───── EXTRACTED INFORMATION ─────

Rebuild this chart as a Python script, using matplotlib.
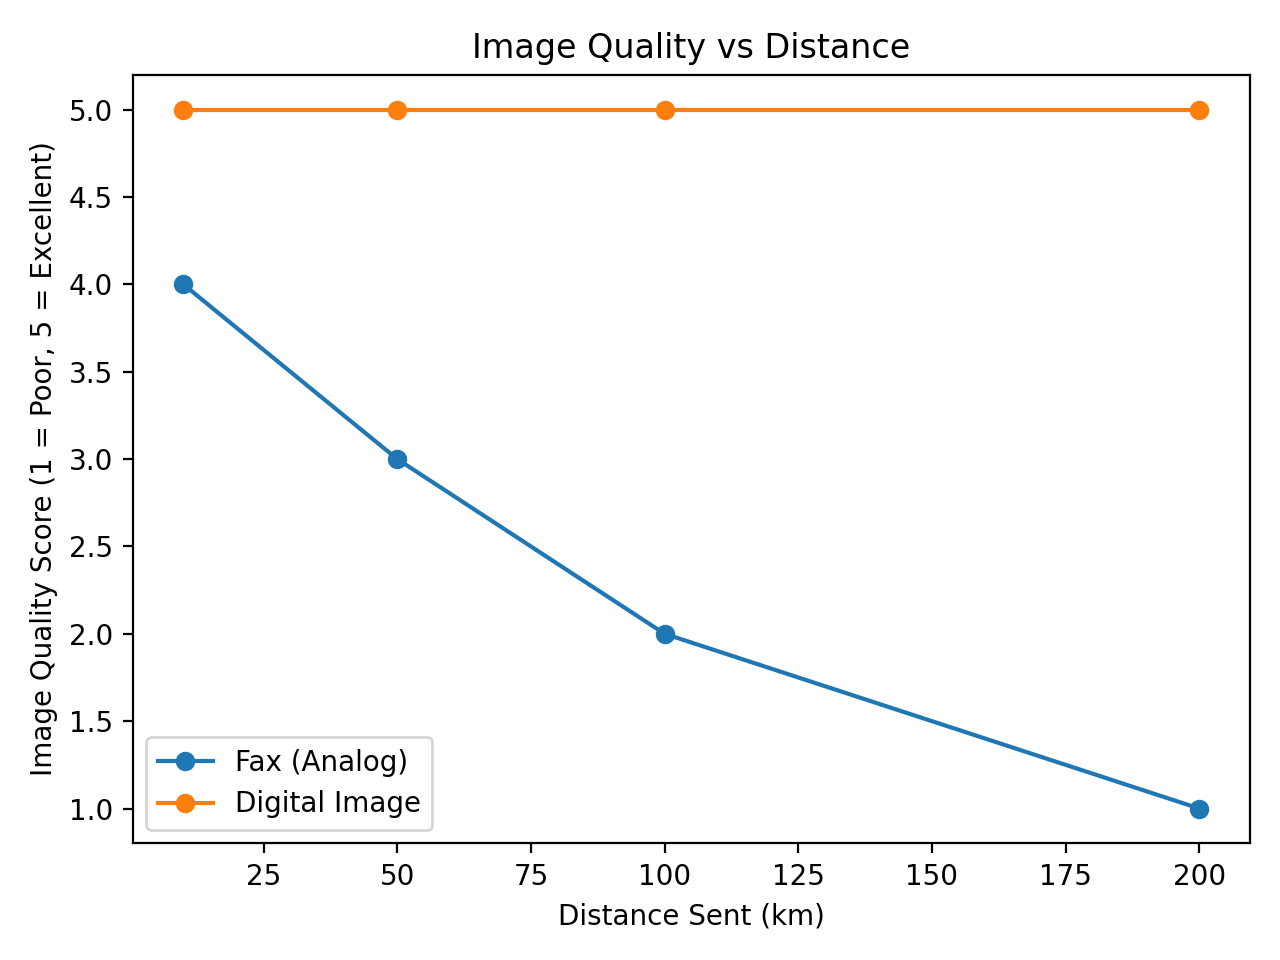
import matplotlib
matplotlib.use("Agg")
import matplotlib.pyplot as plt

# distance the image was sent, in km
distances = [10, 50, 100, 200]

# quality scores (1 = poor, 5 = excellent)
fax_quality = [4, 3, 2, 1]
digital_quality = [5, 5, 5, 5]


def plot_quality():
    plt.figure(figsize=(6.4, 4.8))
    plt.plot(distances, fax_quality, marker='o', label="Fax (Analog)")
    plt.plot(distances, digital_quality, marker='o', label="Digital Image")
    plt.xlabel("Distance Sent (km)")
    plt.ylabel("Image Quality Score (1 = Poor, 5 = Excellent)")
    plt.title("Image Quality vs Distance")
    plt.legend()
    plt.tight_layout()
    plt.savefig("out.png", dpi=200)


if __name__ == "__main__":
    plot_quality()
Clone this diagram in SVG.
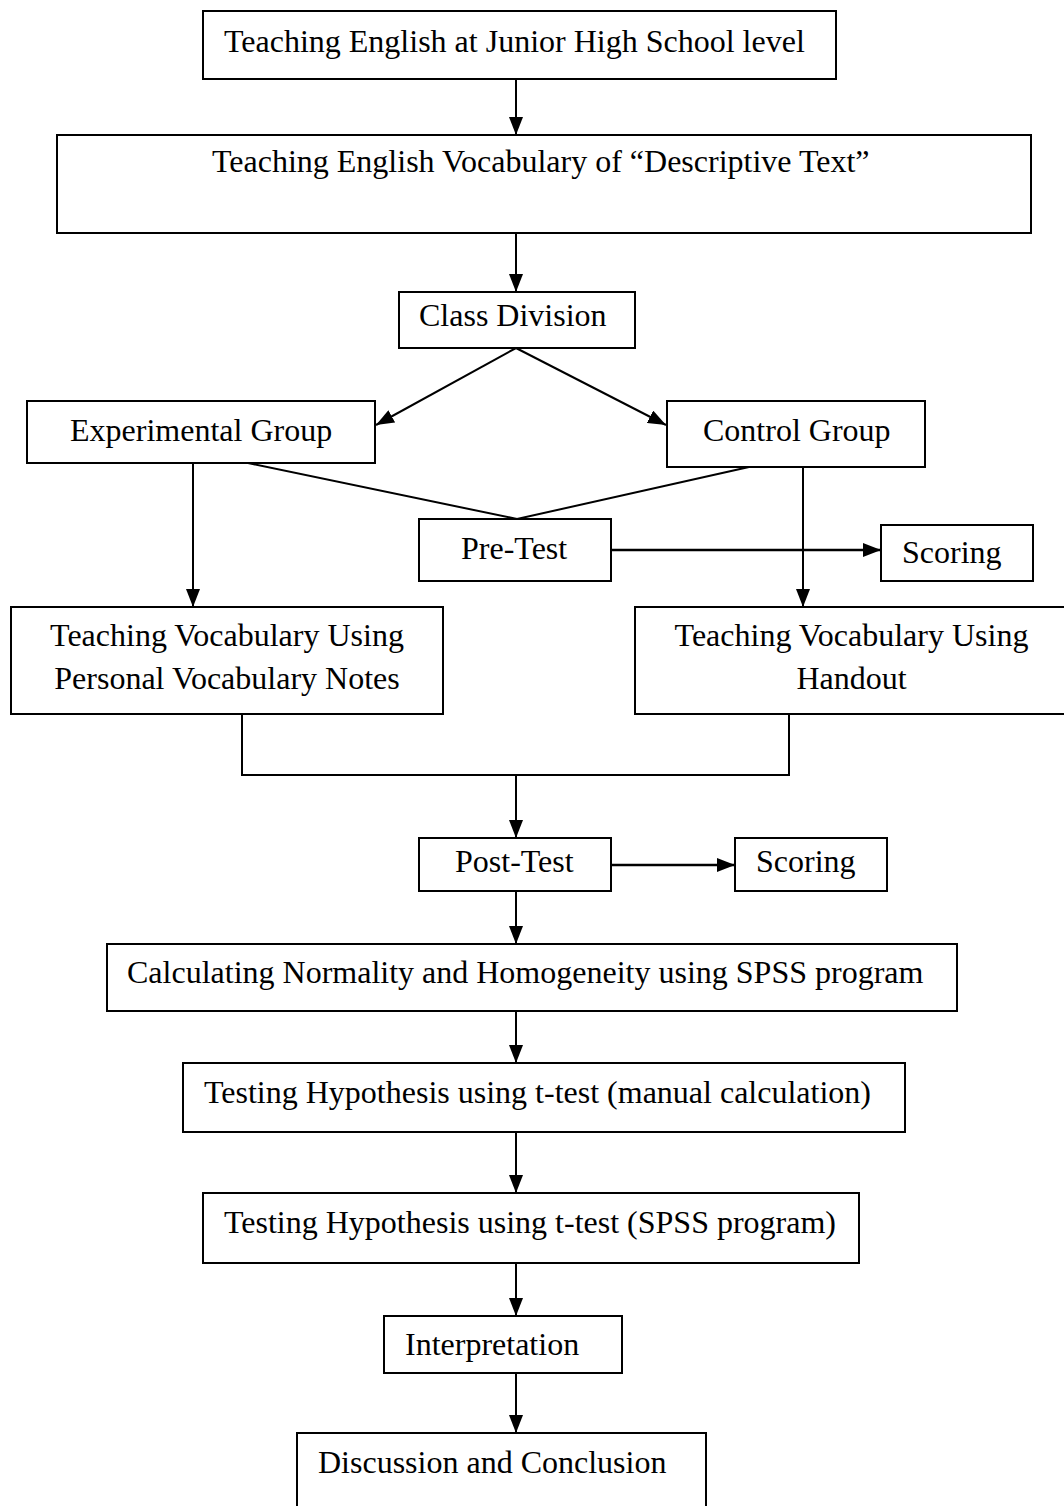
<svg xmlns="http://www.w3.org/2000/svg" width="1064" height="1506" viewBox="0 0 1064 1506">
<style>
.box{fill:#fff;stroke:#000;stroke-width:2}
.t{font-family:"Liberation Serif","Times New Roman",serif;font-size:32px;fill:#000}
.c{text-anchor:middle}
.ln{fill:none;stroke:#000;stroke-width:2}
.thick{stroke-width:2.6}
</style>
<defs>
<marker id="ah" markerUnits="userSpaceOnUse" markerWidth="18" markerHeight="14" viewBox="0 0 18 14" refX="18" refY="7" orient="auto">
<path d="M0,0 L18,7 L0,14 Z" fill="#000"/>
</marker>
</defs>
<rect width="1064" height="1506" fill="#fff"/>
<g id="connectors">
<line class="ln" x1="516" y1="79" x2="516" y2="135" marker-end="url(#ah)"/>
<line class="ln" x1="516" y1="233" x2="516" y2="292" marker-end="url(#ah)"/>
<line class="ln" x1="516" y1="348" x2="376" y2="425" marker-end="url(#ah)"/>
<line class="ln" x1="516" y1="348" x2="666" y2="425" marker-end="url(#ah)"/>
<line class="ln" x1="193" y1="463" x2="193" y2="607" marker-end="url(#ah)"/>
<line class="ln" x1="803" y1="467" x2="803" y2="607" marker-end="url(#ah)"/>
<polyline class="ln" points="248,463 517,519 749,467"/>
<line class="ln thick" x1="611" y1="550" x2="881" y2="550" marker-end="url(#ah)"/>
<polyline class="ln" points="242,714 242,775 789,775 789,714"/>
<line class="ln" x1="516" y1="775" x2="516" y2="838" marker-end="url(#ah)"/>
<line class="ln thick" x1="611" y1="865" x2="735" y2="865" marker-end="url(#ah)"/>
<line class="ln" x1="516" y1="891" x2="516" y2="944" marker-end="url(#ah)"/>
<line class="ln" x1="516" y1="1011" x2="516" y2="1063" marker-end="url(#ah)"/>
<line class="ln" x1="516" y1="1132" x2="516" y2="1193" marker-end="url(#ah)"/>
<line class="ln" x1="516" y1="1263" x2="516" y2="1316" marker-end="url(#ah)"/>
<line class="ln" x1="516" y1="1373" x2="516" y2="1433" marker-end="url(#ah)"/>
</g>
<g id="n1"><rect class="box" x="203" y="11" width="633" height="68"/><text class="t" x="224" y="52">Teaching English at Junior High School level</text></g>
<g id="n2"><rect class="box" x="57" y="135" width="974" height="98"/><text class="t" x="212" y="172">Teaching English Vocabulary of “Descriptive Text”</text></g>
<g id="n3"><rect class="box" x="399" y="292" width="236" height="56"/><text class="t" x="419" y="326">Class Division</text></g>
<g id="n4"><rect class="box" x="27" y="401" width="348" height="62"/><text class="t" x="70" y="441">Experimental Group</text></g>
<g id="n5"><rect class="box" x="667" y="401" width="258" height="66"/><text class="t" x="703" y="441">Control Group</text></g>
<g id="n6"><rect class="box" x="419" y="519" width="192" height="62"/><text class="t" x="461" y="559">Pre-Test</text></g>
<g id="n7"><rect class="box" x="881" y="525" width="152" height="56"/><text class="t" x="902" y="563">Scoring</text></g>
<g id="n8"><rect class="box" x="11" y="607" width="432" height="107"/><text class="t c" x="227" y="646">Teaching Vocabulary Using</text><text class="t c" x="227" y="689">Personal Vocabulary Notes</text></g>
<g id="n9"><rect class="box" x="635" y="607" width="433" height="107"/><text class="t c" x="851.5" y="646">Teaching Vocabulary Using</text><text class="t c" x="851.5" y="689">Handout</text></g>
<g id="n10"><rect class="box" x="419" y="838" width="192" height="53"/><text class="t" x="455" y="872">Post-Test</text></g>
<g id="n11"><rect class="box" x="735" y="838" width="152" height="53"/><text class="t" x="756" y="872">Scoring</text></g>
<g id="n12"><rect class="box" x="107" y="944" width="850" height="67"/><text class="t" x="127" y="983">Calculating Normality and Homogeneity using SPSS program</text></g>
<g id="n13"><rect class="box" x="183" y="1063" width="722" height="69"/><text class="t" x="204" y="1103">Testing Hypothesis using t-test (manual calculation)</text></g>
<g id="n14"><rect class="box" x="203" y="1193" width="656" height="70"/><text class="t" x="224" y="1233">Testing Hypothesis using t-test (SPSS program)</text></g>
<g id="n15"><rect class="box" x="384" y="1316" width="238" height="57"/><text class="t" x="405" y="1355">Interpretation</text></g>
<g id="n16"><rect class="box" x="297" y="1433" width="409" height="80"/><text class="t" x="318" y="1473">Discussion and Conclusion</text></g>
</svg>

─────

- _EXERCISE OBJECTIVE_: Every line of text is to be repeated exactly; pictures are left out.

- _EXERCISE SOLUTION_:
Rebuild this chart as a Python script, using matplotlib.
import matplotlib
matplotlib.use("Agg")
import matplotlib.pyplot as plt

# distance the image was sent, in km
distances = [10, 50, 100, 200]

# quality scores (1 = poor, 5 = excellent)
fax_quality = [4, 3, 2, 1]
digital_quality = [5, 5, 5, 5]


def plot_quality():
    plt.figure(figsize=(6.4, 4.8))
    plt.plot(distances, fax_quality, marker='o', label="Fax (Analog)")
    plt.plot(distances, digital_quality, marker='o', label="Digital Image")
    plt.xlabel("Distance Sent (km)")
    plt.ylabel("Image Quality Score (1 = Poor, 5 = Excellent)")
    plt.title("Image Quality vs Distance")
    plt.legend()
    plt.tight_layout()
    plt.savefig("out.png", dpi=200)


if __name__ == "__main__":
    plot_quality()
Clone this diagram in SVG.
<svg xmlns="http://www.w3.org/2000/svg" width="1064" height="1506" viewBox="0 0 1064 1506">
<style>
.box{fill:#fff;stroke:#000;stroke-width:2}
.t{font-family:"Liberation Serif","Times New Roman",serif;font-size:32px;fill:#000}
.c{text-anchor:middle}
.ln{fill:none;stroke:#000;stroke-width:2}
.thick{stroke-width:2.6}
</style>
<defs>
<marker id="ah" markerUnits="userSpaceOnUse" markerWidth="18" markerHeight="14" viewBox="0 0 18 14" refX="18" refY="7" orient="auto">
<path d="M0,0 L18,7 L0,14 Z" fill="#000"/>
</marker>
</defs>
<rect width="1064" height="1506" fill="#fff"/>
<g id="connectors">
<line class="ln" x1="516" y1="79" x2="516" y2="135" marker-end="url(#ah)"/>
<line class="ln" x1="516" y1="233" x2="516" y2="292" marker-end="url(#ah)"/>
<line class="ln" x1="516" y1="348" x2="376" y2="425" marker-end="url(#ah)"/>
<line class="ln" x1="516" y1="348" x2="666" y2="425" marker-end="url(#ah)"/>
<line class="ln" x1="193" y1="463" x2="193" y2="607" marker-end="url(#ah)"/>
<line class="ln" x1="803" y1="467" x2="803" y2="607" marker-end="url(#ah)"/>
<polyline class="ln" points="248,463 517,519 749,467"/>
<line class="ln thick" x1="611" y1="550" x2="881" y2="550" marker-end="url(#ah)"/>
<polyline class="ln" points="242,714 242,775 789,775 789,714"/>
<line class="ln" x1="516" y1="775" x2="516" y2="838" marker-end="url(#ah)"/>
<line class="ln thick" x1="611" y1="865" x2="735" y2="865" marker-end="url(#ah)"/>
<line class="ln" x1="516" y1="891" x2="516" y2="944" marker-end="url(#ah)"/>
<line class="ln" x1="516" y1="1011" x2="516" y2="1063" marker-end="url(#ah)"/>
<line class="ln" x1="516" y1="1132" x2="516" y2="1193" marker-end="url(#ah)"/>
<line class="ln" x1="516" y1="1263" x2="516" y2="1316" marker-end="url(#ah)"/>
<line class="ln" x1="516" y1="1373" x2="516" y2="1433" marker-end="url(#ah)"/>
</g>
<g id="n1"><rect class="box" x="203" y="11" width="633" height="68"/><text class="t" x="224" y="52">Teaching English at Junior High School level</text></g>
<g id="n2"><rect class="box" x="57" y="135" width="974" height="98"/><text class="t" x="212" y="172">Teaching English Vocabulary of “Descriptive Text”</text></g>
<g id="n3"><rect class="box" x="399" y="292" width="236" height="56"/><text class="t" x="419" y="326">Class Division</text></g>
<g id="n4"><rect class="box" x="27" y="401" width="348" height="62"/><text class="t" x="70" y="441">Experimental Group</text></g>
<g id="n5"><rect class="box" x="667" y="401" width="258" height="66"/><text class="t" x="703" y="441">Control Group</text></g>
<g id="n6"><rect class="box" x="419" y="519" width="192" height="62"/><text class="t" x="461" y="559">Pre-Test</text></g>
<g id="n7"><rect class="box" x="881" y="525" width="152" height="56"/><text class="t" x="902" y="563">Scoring</text></g>
<g id="n8"><rect class="box" x="11" y="607" width="432" height="107"/><text class="t c" x="227" y="646">Teaching Vocabulary Using</text><text class="t c" x="227" y="689">Personal Vocabulary Notes</text></g>
<g id="n9"><rect class="box" x="635" y="607" width="433" height="107"/><text class="t c" x="851.5" y="646">Teaching Vocabulary Using</text><text class="t c" x="851.5" y="689">Handout</text></g>
<g id="n10"><rect class="box" x="419" y="838" width="192" height="53"/><text class="t" x="455" y="872">Post-Test</text></g>
<g id="n11"><rect class="box" x="735" y="838" width="152" height="53"/><text class="t" x="756" y="872">Scoring</text></g>
<g id="n12"><rect class="box" x="107" y="944" width="850" height="67"/><text class="t" x="127" y="983">Calculating Normality and Homogeneity using SPSS program</text></g>
<g id="n13"><rect class="box" x="183" y="1063" width="722" height="69"/><text class="t" x="204" y="1103">Testing Hypothesis using t-test (manual calculation)</text></g>
<g id="n14"><rect class="box" x="203" y="1193" width="656" height="70"/><text class="t" x="224" y="1233">Testing Hypothesis using t-test (SPSS program)</text></g>
<g id="n15"><rect class="box" x="384" y="1316" width="238" height="57"/><text class="t" x="405" y="1355">Interpretation</text></g>
<g id="n16"><rect class="box" x="297" y="1433" width="409" height="80"/><text class="t" x="318" y="1473">Discussion and Conclusion</text></g>
</svg>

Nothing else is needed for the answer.